**WHAT YOU NEED TO DO**
Print the lines starting at the line containing "Write a web" and ending at the line containing "const W = 905, H", exactly and in full, without the pictures.

**DATASET RECORDS**
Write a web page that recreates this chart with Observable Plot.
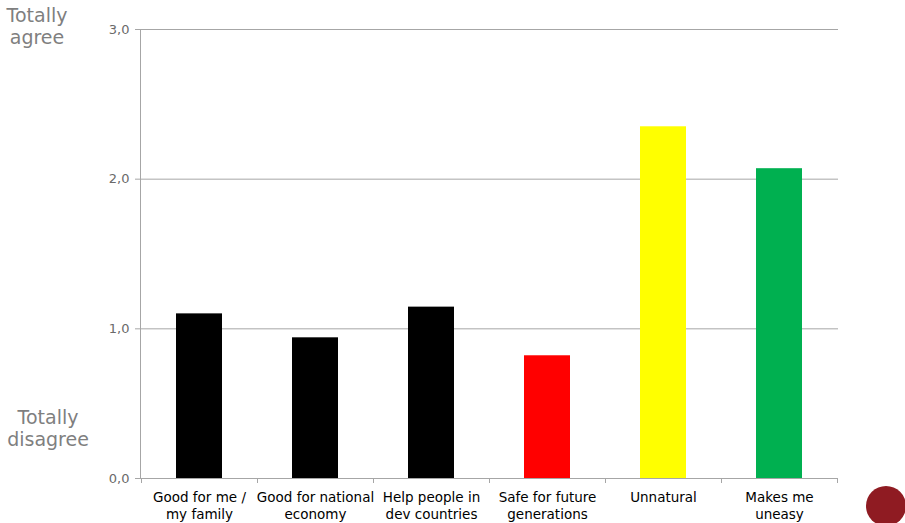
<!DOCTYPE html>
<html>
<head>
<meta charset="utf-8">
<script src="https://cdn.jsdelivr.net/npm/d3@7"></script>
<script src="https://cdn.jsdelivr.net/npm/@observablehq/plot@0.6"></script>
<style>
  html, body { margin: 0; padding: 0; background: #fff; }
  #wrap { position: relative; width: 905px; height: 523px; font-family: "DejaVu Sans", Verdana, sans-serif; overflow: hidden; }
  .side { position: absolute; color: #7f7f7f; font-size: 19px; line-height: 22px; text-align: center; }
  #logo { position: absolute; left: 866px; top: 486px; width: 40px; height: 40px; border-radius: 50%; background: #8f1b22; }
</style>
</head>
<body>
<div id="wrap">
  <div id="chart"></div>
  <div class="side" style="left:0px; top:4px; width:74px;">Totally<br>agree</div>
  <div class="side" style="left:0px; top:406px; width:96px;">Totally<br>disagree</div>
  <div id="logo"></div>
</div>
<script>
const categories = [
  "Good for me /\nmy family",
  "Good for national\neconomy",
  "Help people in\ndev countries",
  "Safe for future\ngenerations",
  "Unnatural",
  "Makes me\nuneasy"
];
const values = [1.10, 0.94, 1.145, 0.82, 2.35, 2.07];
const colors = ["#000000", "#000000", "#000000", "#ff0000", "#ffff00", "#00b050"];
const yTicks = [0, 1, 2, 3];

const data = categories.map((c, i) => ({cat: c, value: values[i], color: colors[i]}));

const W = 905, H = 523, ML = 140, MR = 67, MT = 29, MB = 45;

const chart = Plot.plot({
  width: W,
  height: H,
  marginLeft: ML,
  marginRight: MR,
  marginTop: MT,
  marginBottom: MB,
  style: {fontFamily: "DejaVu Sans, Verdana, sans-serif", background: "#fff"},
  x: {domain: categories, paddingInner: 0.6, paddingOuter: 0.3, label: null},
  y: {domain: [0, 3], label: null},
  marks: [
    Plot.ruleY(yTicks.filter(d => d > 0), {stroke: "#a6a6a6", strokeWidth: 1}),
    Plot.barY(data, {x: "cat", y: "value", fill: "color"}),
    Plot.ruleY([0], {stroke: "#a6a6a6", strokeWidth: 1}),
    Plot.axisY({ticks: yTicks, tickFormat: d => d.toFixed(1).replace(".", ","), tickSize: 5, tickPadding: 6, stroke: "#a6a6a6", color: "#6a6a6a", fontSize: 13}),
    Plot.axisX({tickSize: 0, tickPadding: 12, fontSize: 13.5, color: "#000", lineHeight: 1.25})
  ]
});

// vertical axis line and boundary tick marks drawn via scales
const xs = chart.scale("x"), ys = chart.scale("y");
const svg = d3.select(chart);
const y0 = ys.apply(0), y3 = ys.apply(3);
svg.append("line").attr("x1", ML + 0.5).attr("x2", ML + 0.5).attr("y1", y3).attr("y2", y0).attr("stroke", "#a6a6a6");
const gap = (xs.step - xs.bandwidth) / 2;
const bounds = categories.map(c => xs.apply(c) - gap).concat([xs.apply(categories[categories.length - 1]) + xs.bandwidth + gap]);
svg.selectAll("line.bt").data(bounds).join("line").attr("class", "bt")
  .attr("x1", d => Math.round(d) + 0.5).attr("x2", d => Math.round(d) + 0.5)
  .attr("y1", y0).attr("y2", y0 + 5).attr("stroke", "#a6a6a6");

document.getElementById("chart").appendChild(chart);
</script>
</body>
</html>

---

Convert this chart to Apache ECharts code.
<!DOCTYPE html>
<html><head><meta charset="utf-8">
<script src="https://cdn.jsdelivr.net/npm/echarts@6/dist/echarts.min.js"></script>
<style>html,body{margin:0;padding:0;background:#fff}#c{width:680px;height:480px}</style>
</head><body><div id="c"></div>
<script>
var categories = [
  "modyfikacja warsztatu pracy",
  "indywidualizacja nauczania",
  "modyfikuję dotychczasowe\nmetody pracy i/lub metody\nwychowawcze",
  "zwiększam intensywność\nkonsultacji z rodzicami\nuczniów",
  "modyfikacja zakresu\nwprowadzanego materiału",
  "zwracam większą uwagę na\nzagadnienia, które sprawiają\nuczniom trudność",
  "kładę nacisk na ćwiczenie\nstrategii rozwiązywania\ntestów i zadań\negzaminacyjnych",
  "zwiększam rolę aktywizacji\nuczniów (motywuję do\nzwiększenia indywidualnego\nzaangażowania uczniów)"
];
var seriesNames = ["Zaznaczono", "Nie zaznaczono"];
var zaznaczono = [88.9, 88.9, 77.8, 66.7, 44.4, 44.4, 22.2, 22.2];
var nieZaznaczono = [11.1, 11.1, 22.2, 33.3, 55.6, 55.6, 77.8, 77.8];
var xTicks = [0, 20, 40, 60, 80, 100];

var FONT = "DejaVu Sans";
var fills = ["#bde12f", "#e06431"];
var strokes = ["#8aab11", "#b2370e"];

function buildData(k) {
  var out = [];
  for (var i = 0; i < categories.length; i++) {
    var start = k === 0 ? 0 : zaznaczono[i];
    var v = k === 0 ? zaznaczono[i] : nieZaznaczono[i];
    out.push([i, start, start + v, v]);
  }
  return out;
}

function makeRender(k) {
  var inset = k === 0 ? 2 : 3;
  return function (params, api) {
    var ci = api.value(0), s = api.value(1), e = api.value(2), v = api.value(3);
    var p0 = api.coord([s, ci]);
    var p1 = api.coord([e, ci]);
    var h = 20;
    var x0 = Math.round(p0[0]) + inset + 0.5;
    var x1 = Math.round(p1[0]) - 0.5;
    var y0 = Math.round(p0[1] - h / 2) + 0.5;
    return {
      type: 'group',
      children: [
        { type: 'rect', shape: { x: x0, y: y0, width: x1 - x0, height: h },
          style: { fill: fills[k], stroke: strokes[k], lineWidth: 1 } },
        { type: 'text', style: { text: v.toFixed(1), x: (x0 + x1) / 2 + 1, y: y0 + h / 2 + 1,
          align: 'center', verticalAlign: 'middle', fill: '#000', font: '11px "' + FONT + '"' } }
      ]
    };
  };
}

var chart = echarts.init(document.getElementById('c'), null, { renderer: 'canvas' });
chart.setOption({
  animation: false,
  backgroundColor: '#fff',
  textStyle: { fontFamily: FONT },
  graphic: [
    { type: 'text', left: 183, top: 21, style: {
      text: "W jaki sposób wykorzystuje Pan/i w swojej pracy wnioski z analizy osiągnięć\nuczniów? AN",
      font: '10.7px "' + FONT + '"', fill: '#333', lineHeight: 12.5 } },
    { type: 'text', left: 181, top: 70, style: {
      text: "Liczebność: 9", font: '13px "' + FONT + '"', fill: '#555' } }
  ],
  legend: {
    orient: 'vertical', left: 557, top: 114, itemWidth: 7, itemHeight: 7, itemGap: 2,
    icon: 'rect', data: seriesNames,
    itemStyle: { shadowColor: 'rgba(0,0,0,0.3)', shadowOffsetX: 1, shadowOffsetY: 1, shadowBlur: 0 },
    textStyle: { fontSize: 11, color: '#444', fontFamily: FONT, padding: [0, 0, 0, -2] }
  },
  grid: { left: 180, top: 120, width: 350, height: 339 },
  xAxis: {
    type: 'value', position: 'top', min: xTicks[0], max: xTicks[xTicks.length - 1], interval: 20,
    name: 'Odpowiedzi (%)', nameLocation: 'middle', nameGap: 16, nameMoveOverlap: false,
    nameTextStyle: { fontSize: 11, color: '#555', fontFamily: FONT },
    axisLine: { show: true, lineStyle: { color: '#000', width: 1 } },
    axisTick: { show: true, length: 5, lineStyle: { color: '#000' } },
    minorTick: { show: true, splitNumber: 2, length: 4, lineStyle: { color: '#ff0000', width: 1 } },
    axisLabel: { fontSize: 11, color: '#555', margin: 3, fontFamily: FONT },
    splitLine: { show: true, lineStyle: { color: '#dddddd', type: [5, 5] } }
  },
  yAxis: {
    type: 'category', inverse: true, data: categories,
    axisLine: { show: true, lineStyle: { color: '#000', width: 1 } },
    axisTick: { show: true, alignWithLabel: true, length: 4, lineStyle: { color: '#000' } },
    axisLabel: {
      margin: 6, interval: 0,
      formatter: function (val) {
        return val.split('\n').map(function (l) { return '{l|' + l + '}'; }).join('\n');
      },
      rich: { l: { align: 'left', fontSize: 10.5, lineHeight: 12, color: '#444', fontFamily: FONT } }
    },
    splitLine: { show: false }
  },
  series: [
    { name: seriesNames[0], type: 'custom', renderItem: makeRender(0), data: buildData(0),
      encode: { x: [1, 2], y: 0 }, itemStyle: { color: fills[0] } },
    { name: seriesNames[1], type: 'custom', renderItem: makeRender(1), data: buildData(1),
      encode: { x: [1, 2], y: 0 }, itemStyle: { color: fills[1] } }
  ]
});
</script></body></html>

* * *

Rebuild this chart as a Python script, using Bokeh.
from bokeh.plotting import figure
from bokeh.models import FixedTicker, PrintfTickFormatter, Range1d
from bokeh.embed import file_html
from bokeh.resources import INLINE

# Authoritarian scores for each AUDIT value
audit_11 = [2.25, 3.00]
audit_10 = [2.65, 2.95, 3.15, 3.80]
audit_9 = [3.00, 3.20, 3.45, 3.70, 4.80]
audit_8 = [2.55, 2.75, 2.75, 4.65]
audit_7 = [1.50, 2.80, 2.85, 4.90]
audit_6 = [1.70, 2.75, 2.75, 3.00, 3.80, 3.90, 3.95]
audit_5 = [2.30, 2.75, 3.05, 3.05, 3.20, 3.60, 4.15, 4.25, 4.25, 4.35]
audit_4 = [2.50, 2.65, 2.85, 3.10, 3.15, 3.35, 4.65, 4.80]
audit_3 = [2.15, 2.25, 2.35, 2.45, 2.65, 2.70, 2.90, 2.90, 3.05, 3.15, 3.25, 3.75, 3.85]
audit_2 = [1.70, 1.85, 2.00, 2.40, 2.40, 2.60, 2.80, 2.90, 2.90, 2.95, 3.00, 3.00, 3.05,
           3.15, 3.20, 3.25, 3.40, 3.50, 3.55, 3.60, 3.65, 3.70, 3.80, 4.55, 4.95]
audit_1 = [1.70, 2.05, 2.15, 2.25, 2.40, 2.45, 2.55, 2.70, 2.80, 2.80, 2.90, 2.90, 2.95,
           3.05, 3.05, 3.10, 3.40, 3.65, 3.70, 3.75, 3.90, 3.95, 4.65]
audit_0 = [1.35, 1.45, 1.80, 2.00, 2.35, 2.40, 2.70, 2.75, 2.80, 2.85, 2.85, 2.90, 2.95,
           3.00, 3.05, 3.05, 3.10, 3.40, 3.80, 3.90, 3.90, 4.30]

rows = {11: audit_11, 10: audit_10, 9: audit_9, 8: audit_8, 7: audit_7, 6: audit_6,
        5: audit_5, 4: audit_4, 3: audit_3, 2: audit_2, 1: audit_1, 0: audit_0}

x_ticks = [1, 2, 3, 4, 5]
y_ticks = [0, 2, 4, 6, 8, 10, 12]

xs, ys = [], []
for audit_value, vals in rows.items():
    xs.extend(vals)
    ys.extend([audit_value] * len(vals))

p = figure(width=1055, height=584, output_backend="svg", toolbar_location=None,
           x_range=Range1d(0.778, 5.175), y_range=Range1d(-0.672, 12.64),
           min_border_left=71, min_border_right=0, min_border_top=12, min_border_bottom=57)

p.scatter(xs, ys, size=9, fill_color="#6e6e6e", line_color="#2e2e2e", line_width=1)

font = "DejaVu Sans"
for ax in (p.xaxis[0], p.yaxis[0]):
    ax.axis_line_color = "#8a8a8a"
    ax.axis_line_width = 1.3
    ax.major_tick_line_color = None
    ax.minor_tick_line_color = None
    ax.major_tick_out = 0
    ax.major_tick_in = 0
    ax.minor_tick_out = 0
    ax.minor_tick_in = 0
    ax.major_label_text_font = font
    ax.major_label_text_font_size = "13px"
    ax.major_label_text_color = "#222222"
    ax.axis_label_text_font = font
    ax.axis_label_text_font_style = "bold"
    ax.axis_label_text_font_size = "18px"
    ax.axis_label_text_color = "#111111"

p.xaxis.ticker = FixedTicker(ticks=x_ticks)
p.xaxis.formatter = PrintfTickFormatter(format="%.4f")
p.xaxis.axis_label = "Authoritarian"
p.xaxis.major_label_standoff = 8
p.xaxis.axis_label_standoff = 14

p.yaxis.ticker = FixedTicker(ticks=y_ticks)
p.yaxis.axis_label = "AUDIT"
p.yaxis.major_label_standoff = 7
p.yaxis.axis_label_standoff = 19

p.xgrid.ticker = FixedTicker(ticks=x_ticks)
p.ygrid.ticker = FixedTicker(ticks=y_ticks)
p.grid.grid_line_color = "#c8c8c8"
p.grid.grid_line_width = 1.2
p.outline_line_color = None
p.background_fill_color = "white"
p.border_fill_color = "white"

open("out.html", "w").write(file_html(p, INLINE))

**FINAL RESULT**
Write a web page that recreates this chart with Observable Plot.
<!DOCTYPE html>
<html>
<head>
<meta charset="utf-8">
<script src="https://cdn.jsdelivr.net/npm/d3@7"></script>
<script src="https://cdn.jsdelivr.net/npm/@observablehq/plot@0.6"></script>
<style>
  html, body { margin: 0; padding: 0; background: #fff; }
  #wrap { position: relative; width: 905px; height: 523px; font-family: "DejaVu Sans", Verdana, sans-serif; overflow: hidden; }
  .side { position: absolute; color: #7f7f7f; font-size: 19px; line-height: 22px; text-align: center; }
  #logo { position: absolute; left: 866px; top: 486px; width: 40px; height: 40px; border-radius: 50%; background: #8f1b22; }
</style>
</head>
<body>
<div id="wrap">
  <div id="chart"></div>
  <div class="side" style="left:0px; top:4px; width:74px;">Totally<br>agree</div>
  <div class="side" style="left:0px; top:406px; width:96px;">Totally<br>disagree</div>
  <div id="logo"></div>
</div>
<script>
const categories = [
  "Good for me /\nmy family",
  "Good for national\neconomy",
  "Help people in\ndev countries",
  "Safe for future\ngenerations",
  "Unnatural",
  "Makes me\nuneasy"
];
const values = [1.10, 0.94, 1.145, 0.82, 2.35, 2.07];
const colors = ["#000000", "#000000", "#000000", "#ff0000", "#ffff00", "#00b050"];
const yTicks = [0, 1, 2, 3];

const data = categories.map((c, i) => ({cat: c, value: values[i], color: colors[i]}));

const W = 905, H = 523, ML = 140, MR = 67, MT = 29, MB = 45;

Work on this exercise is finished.